There are approximately 1 200 species of poisonous and venomous animals in the world. While most of them are not used as food, care must be taken to avoid the poisonous glands or tissue containing the toxins when these animals are used as food. Glands of some animals that are not considered poisonous or venomous when ingested can also cause food poisoning such as gall-bladder of grass carp which contains the cyprinol related chemicals.

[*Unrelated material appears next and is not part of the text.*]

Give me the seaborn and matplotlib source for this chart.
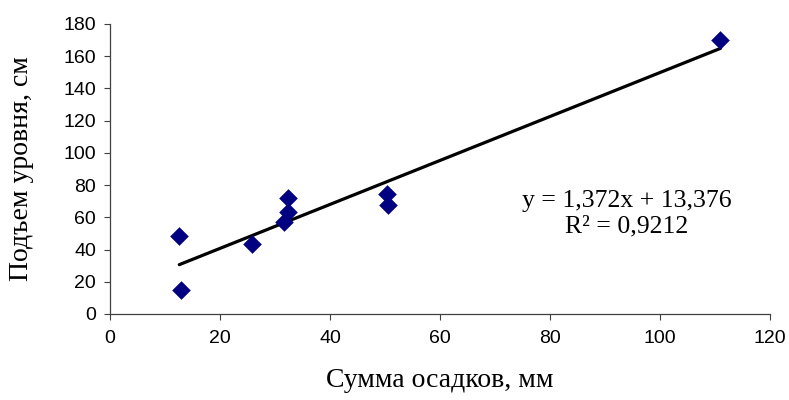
import matplotlib
matplotlib.use("Agg")
import matplotlib.pyplot as plt
import seaborn as sns
import pandas as pd

# sum of precipitation (mm) and level rise (cm)
precip = [12.6, 13.0, 25.9, 32.4, 32.3, 31.7, 50.3, 50.6, 111.0]
rise = [48.6, 14.9, 43.4, 71.8, 63.5, 57.3, 74.5, 67.7, 170.1]

x_ticks = [0, 20, 40, 60, 80, 100, 120]
y_ticks = [0, 20, 40, 60, 80, 100, 120, 140, 160, 180]

eq_text = "y = 1,372x + 13,376"
r2_text = "R² = 0,9212"

df = pd.DataFrame({"precip": precip, "rise": rise})

sns.set_style("ticks")
plt.rcParams['font.family'] = ['Liberation Sans', 'DejaVu Sans']

fig = plt.figure(figsize=(7.89, 4), dpi=100)
ax = fig.add_axes([0.1394, 0.215, 0.8365, 0.725])

sns.regplot(data=df, x="precip", y="rise", scatter=False, ci=None,
            color="black", line_kws={"linewidth": 2.3}, ax=ax)
sns.scatterplot(data=df, x="precip", y="rise", marker="D", s=90,
                color="#000080", edgecolor="#000080", linewidth=0, zorder=5, ax=ax)

ax.set_xlim(0, 120)
ax.set_ylim(0, 180)
ax.set_xticks(x_ticks)
ax.set_yticks(y_ticks)
ax.tick_params(labelsize=14, length=4.5, width=0.8, color="#404040",
               labelcolor="black", pad=5.5)
ax.tick_params(axis="x", pad=7)
for sp in ["left", "bottom"]:
    ax.spines[sp].set_color("#404040")
    ax.spines[sp].set_linewidth(0.9)
sns.despine(ax=ax)

serif = ['Liberation Serif', 'DejaVu Serif']
ax.set_xlabel("Сумма осадков, мм", family=serif, fontsize=20, labelpad=15,
              color="black")
ax.set_ylabel("Подъем уровня, см", family=serif, fontsize=20, labelpad=21,
              color="black")

ax.text(0.783, 0.39, eq_text, transform=ax.transAxes, ha="center", va="center",
        family=serif, fontsize=18.5, color="black")
ax.text(0.783, 0.303, r2_text, transform=ax.transAxes, ha="center", va="center",
        family=serif, fontsize=18.5, color="black")

fig.savefig("out.png", dpi=100)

Toxic Effects and Food Poisoning
Natural toxins in food can cause both acute and chronic health effects with a range of clinical symptoms. Acute symptoms range from mild gastrointestinal upset, neurological symptoms, respiratory paralysis to fatality. This is more likely among the susceptible groups of the population such as children and the elderly. Within hours if not shorter, acute symptoms are seen following ingestion of various marine toxins in shellfish and other seafood. Acute poisoning is also seen in the consumption of wild mushrooms or inadequately treated plants such as ginkgo seeds and bitter apricot seeds. Chronic toxicity is seen more often in poisoning caused by plants toxins such as many alkaloids. Pyrrolizidine alkaloids that are present in weeds in crops and in certain plants may cause toxicity to the liver over prolonged consumption. The amount of food that would cause toxic effects depends on the toxin level present as well as individual susceptibility.
Risk Reduction Measures
In some cases, appropriate methods of food processing and thorough cooking can be employed to destroy or reduce the level of toxin. In other cases where the toxin cannot be reduced or removed, intake should be limited. Thorough cooking destroys enzyme inhibitors and lectins of beans. Soaking in water, and boiling also remove some cyanide-generating compounds in the foods concerned. Removal of gonads, skin, and parts of certain fish eliminates toxins concentrated in these tissues. In general, whether a substance poses harm depends on its concentration, amount of intake and the health status of individual since the body can detoxify low levels of many potentially dangerous substances. As a rule of thumb, the public should follow the conventional ways of food processing that are known to be safe, and maintain a balanced and varied diet so that exposures to certain types of natural toxins can be kept to a safe level.